RHYME STILL ON THE RISE
It is my belief that after so many decades where rhyming poetry has been lacking in our society, and all
but absent today in publications which feature poetry, rhyming verse is do for a major comeback. I call
this comeback The Rhymist Movement. If history repeats itself, and one movement eventually gives
way to another, as it has in the past, then we are about to see the re-introduction of the old rhyming
forms, and the introduction of new structured verse. Free verse will either have to wait for the next
movement cycle to arrive, or possibly co-exist with the newly emerging rhyming forms, in order for it not
to disappear altogether, as it has been the case with rhyming poetry.
As it is now, there are no masters of rhyme, or none that are being published on a regular basis, but
this may quickly change, and for the better.
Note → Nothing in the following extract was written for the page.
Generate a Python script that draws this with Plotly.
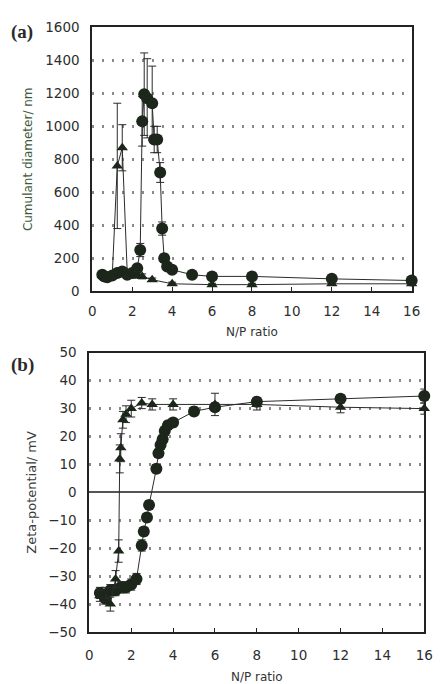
import plotly.graph_objects as go

# ---- Panel (a): cumulant diameter vs N/P ratio ----
np_circ_a = [0.5, 0.6, 0.75, 1.0, 1.25, 1.5, 1.75, 2.0, 2.25, 2.4, 2.5, 2.6, 2.75,
             3.0, 3.1, 3.25, 3.4, 3.5, 3.6, 3.75, 4.0, 5.0, 6.0, 8.0, 12.0, 16.0]
diam_circ = [100, 90, 85, 95, 110, 120, 100, 110, 140, 250, 1030, 1195, 1170,
             1140, 920, 920, 720, 380, 200, 150, 130, 100, 90, 90, 75, 65]
diam_circ_err = [10, 10, 10, 10, 15, 20, 15, 15, 20, 40, 150, 250, 240,
                 225, 80, 80, 60, 40, 25, 15, 10, 8, 8, 8, 8, 8]

np_tri_a = [0.5, 0.75, 1.0, 1.25, 1.5, 1.75, 2.0, 2.25, 2.5, 3.0, 4.0, 6.0, 8.0, 12.0, 16.0]
diam_tri = [95, 90, 100, 760, 870, 110, 95, 100, 90, 70, 45, 40, 40, 45, 45]
diam_tri_err = [10, 10, 15, 380, 140, 20, 15, 20, 15, 10, 10, 8, 8, 8, 8]

# ---- Panel (b): zeta potential vs N/P ratio ----
np_circ_b = [0.5, 0.75, 1.0, 1.25, 1.5, 1.75, 2.0, 2.25, 2.5, 2.6, 2.75, 2.85,
             3.2, 3.3, 3.4, 3.5, 3.6, 3.75, 4.0, 5.0, 6.0, 8.0, 12.0, 16.0]
zeta_circ = [-36, -38, -35, -35, -34, -34, -33, -31, -19, -14, -9, -4.5,
             8.5, 14, 17, 19, 22, 24, 25, 29, 30.5, 32.5, 33.5, 34.5]
zeta_circ_err = [2, 2, 2, 2, 2, 2, 2, 2, 2, 1.5, 1.5, 1.5,
                 1.5, 1.5, 1.5, 1.5, 1.5, 1.5, 1.5, 1.5, 1.5, 1.5, 1.5, 2.5]

np_tri_b = [0.5, 0.75, 1.0, 1.25, 1.4, 1.45, 1.5, 1.6, 1.75, 2.0, 2.5, 3.0, 4.0, 6.0, 8.0, 12.0, 16.0]
zeta_tri = [-37, -36, -40, -31, -21, 12, 16, 26, 28, 30, 32, 31.5, 31.5, 31.5, 31.5, 30.5, 30]
zeta_tri_err = [2, 2, 2.5, 3, 4, 5, 5, 3, 3, 3, 2, 2, 2, 4, 2, 2, 2]

x_ticks = [0, 2, 4, 6, 8, 10, 12, 14, 16]
y_ticks_a = [0, 200, 400, 600, 800, 1000, 1200, 1400, 1600]
y_ticks_b = [-50, -40, -30, -20, -10, 0, 10, 20, 30, 40, 50]

MARK = "#1c261b"
LINE = "#2b2b2b"
TICKFONT = dict(family="DejaVu Sans", size=13.5, color="#2e2e2e")


def series(x, y, err, symbol, size, xa, ya):
    return go.Scatter(
        x=x, y=y, mode="lines+markers", xaxis=xa, yaxis=ya,
        line=dict(color=LINE, width=1),
        marker=dict(symbol=symbol, size=size, color=MARK),
        error_y=dict(type="data", array=err, color=LINE, thickness=1, width=4),
        showlegend=False, cliponaxis=False,
    )


fig = go.Figure()
fig.add_trace(series(np_circ_a, diam_circ, diam_circ_err, "circle", 12, "x", "y"))
fig.add_trace(series(np_tri_a, diam_tri, diam_tri_err, "triangle-up", 10, "x", "y"))
fig.add_trace(series(np_circ_b, zeta_circ, zeta_circ_err, "circle", 12, "x2", "y2"))
fig.add_trace(series(np_tri_b, zeta_tri, zeta_tri_err, "triangle-up", 10, "x2", "y2"))

frame = dict(showline=True, linecolor="#222", linewidth=2, mirror=True)
grid = dict(showgrid=True, gridcolor="#8a8a8a", gridwidth=2.5, griddash="2px,8px")

fig.update_layout(
    width=443, height=684,
    margin=dict(l=0, r=0, t=0, b=0),
    paper_bgcolor="white", plot_bgcolor="white",
    xaxis=dict(domain=[0.2054, 0.948], range=[0, 16], tickvals=x_ticks,
               ticks="inside", ticklen=4, tickcolor="#222", showgrid=False,
               zeroline=False, tickfont=TICKFONT, ticklabelstandoff=7,
               title=dict(text="N/P ratio", standoff=9,
                          font=dict(family="DejaVu Sans", size=12, color="#333")),
               anchor="y", **frame),
    yaxis=dict(domain=[0.576, 0.971], range=[0, 1600], tickvals=y_ticks_a,
               ticks="", zeroline=False, tickfont=TICKFONT, ticklabelstandoff=8,
               title=dict(text="Cumulant diameter/ nm", standoff=10,
                          font=dict(family="DejaVu Sans", size=12, color="#3d5a3d")),
               anchor="x", **frame, **grid),
    xaxis2=dict(domain=[0.1986, 0.9774], range=[0, 16], tickvals=x_ticks,
                ticks="inside", ticklen=4, tickcolor="#222", showgrid=False,
                zeroline=False, tickfont=TICKFONT, ticklabelstandoff=10,
                title=dict(text="N/P ratio", standoff=12,
                           font=dict(family="DejaVu Sans", size=12, color="#333")),
                anchor="y2", **frame),
    yaxis2=dict(domain=[0.0658, 0.4839], range=[-50, 50], tickvals=y_ticks_b,
                ticks="", zeroline=True, zerolinecolor="#555", zerolinewidth=1.5,
                tickfont=TICKFONT, ticklabelstandoff=8,
                title=dict(text="Zeta-potential/ mV", standoff=9,
                           font=dict(family="DejaVu Sans", size=13, color="#3a3a3a")),
                anchor="x2", **frame, **grid),
    annotations=[
        dict(text="<b>(a)</b>", xref="paper", yref="paper", x=0.012, y=1 - 25 / 684,
             xanchor="left", yanchor="middle", showarrow=False,
             font=dict(family="Liberation Serif", size=19, color="#2a2a2a")),
        dict(text="<b>(b)</b>", xref="paper", yref="paper", x=0.012, y=1 - 366 / 684,
             xanchor="left", yanchor="middle", showarrow=False,
             font=dict(family="Liberation Serif", size=19, color="#2a2a2a")),
    ],
)

fig.write_html("out.html")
Poets today or in the near future, as rhyme begins to take a
foothold, will have to be well-rounded poets by writing in the rhyming forms, and not just in free verse.
This would be a wise endeavor, for poets today and poets to come, in order to reach the public
majority which still considers poetry as an art form that requires rhyme.
Poetry is currently at a standstill, stagnant, and I, for one, am tired of seeing many works that sound
like short stories being palmed off as poetry. Good writing may be good writing, but it doesn’t
necessarily make it good poetry. It takes more talent and skill to take the various and wonderful
elements used in prose to create a masterfully crafted rhyming poem than it does to create a
masterfully crafted free verse poem. I am not talking about the nursery rhyme poetry, or the greeting
card verse, that many teachers, established poets, editors of poetry publications, poets who can’t
rhyme, and other adversaries keep harping on every time rhyming poetry is mentioned. I’m talking
about works of art that gave fame to the likes of Shakespeare, Poe, Shelley, Byron, and others. I’m
talking about the true masters, and the true art, of rhyme.